For Mel’s Mix in the top layer, half the total volume is 430 liters (16 cubic feet) divided by 3 equals approximately 143 liters (5.3 cubic feet) of each component. Purchase 150 liters (6 x 25 liter bags) (6 cubic feet) of each to allow for settling.
Settling Allowance
All raised bed growing medium settles significantly in the first season as organic materials begin to decompose and compact slightly. Fill the bed 2-5 cm (1 to 2 inches) above the top of the frame to compensate for first-season settling. Add a 2 cm (1 inch) compost top dressing each spring to maintain the growing medium level and replace the organic matter lost to decomposition.
The Economics — What This Actually Costs
As of 10 April 2026 from Bunnings in Sydney,
Compost $6-10 25l
Peat Moss $50 25l
Coco Coir $27.50 90l
Perlite $15.56 25l
Vermiculite $50 25l
Cow manure $5 25l
Chook manure $5 25l
Sheep Manure $7 25l
Potting Mix $4-11 25l
2 blocks coco coir $55
6 bags compost $48
6 bags perlite $94
Total outlay $197
So filling our garden bed with a 6-inch bulk fill layer and 6-inch Mel’s Mix top layer costs less than $200 in materials depending on local compost prices and whether bulk fill materials are sourced free from the garden. The same bed filled entirely with purchased topsoil or bagged growing medium costs $400 or more.

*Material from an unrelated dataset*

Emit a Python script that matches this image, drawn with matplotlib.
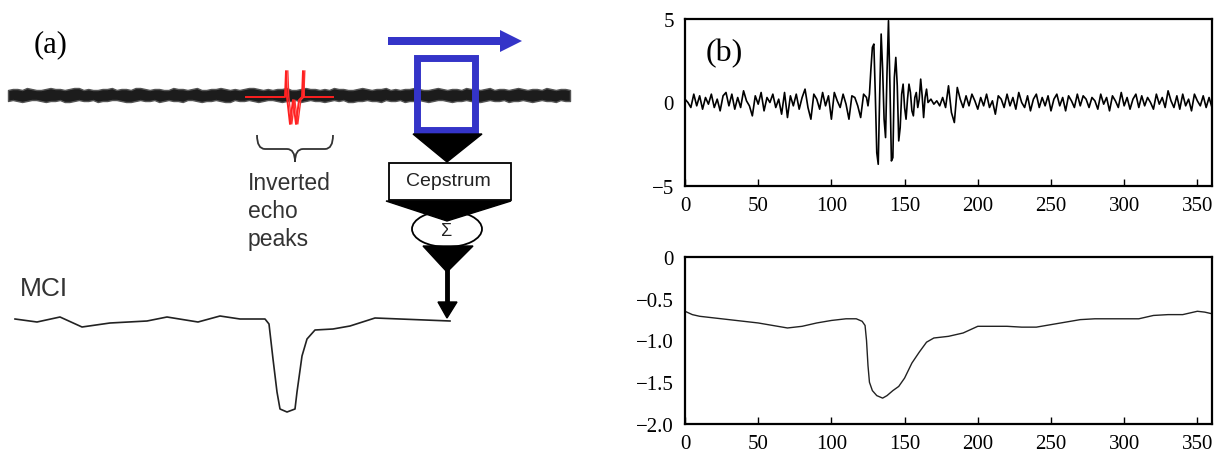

The layered approach costs half as much, produces better long-term growing performance as the bulk fill decomposes and enriches the bed from below, and uses materials that would otherwise go to a green waste collection.
To create a cubic meter of soil from scratch
(assuming access to compost that contains no manure)
(Prices from Bunnings.com.au, Sydney 10 April 20226)
525 litres compost (21 x 25 litre bags) $328
250 litres perlite (10 x 25 litre bags) $156
1 block coco coir (1 x 90 litre block) $28
75 litres cow manure (3 x 25 litre bags) $16
25 litres chook manure (1 x 25 litre bags) $5
25 litres mushroom compost (1 x 25 litre bags) $6
10 litres seaweed (1 x 10 litre bags) $99
Total: $638
Making your own compost halves the cost of creating soil.
Topping up established beds — the annual maintenance:
Every season the growing medium level in a raised bed drops 1 to 2 inches as organic matter decomposes. Maintaining the growing medium level by adding a 2 cm (1 to 2 inch) compost top dressing each spring maintains the quality of the upper growing zone and replaces the biological activity lost as organic matter is processed.
Do not add more perlite or coir annually. These components do not decompose and accumulate in the growing medium over multiple seasons. Add compost only for annual top ups. If you top-dress annually, complete refreshment is needed only every 3 to 5 seasons when the growing medium has significantly degraded.
A complete refresh is roughly:
35 % old soil (minerals + microbial continuity)
35 % compost (fertility + biology)
20 % perlite (drainage & air — crucial for veggies in pots)
5–6 % peat moss or coco coir (moisture without sogginess)
4 % cow manure
1 % chook manure (gentle nutrient boost)
Fill it right once. Top dress annually. The bed improves every season.
Save this. Use this formula for your next raised bed installation or potting mix.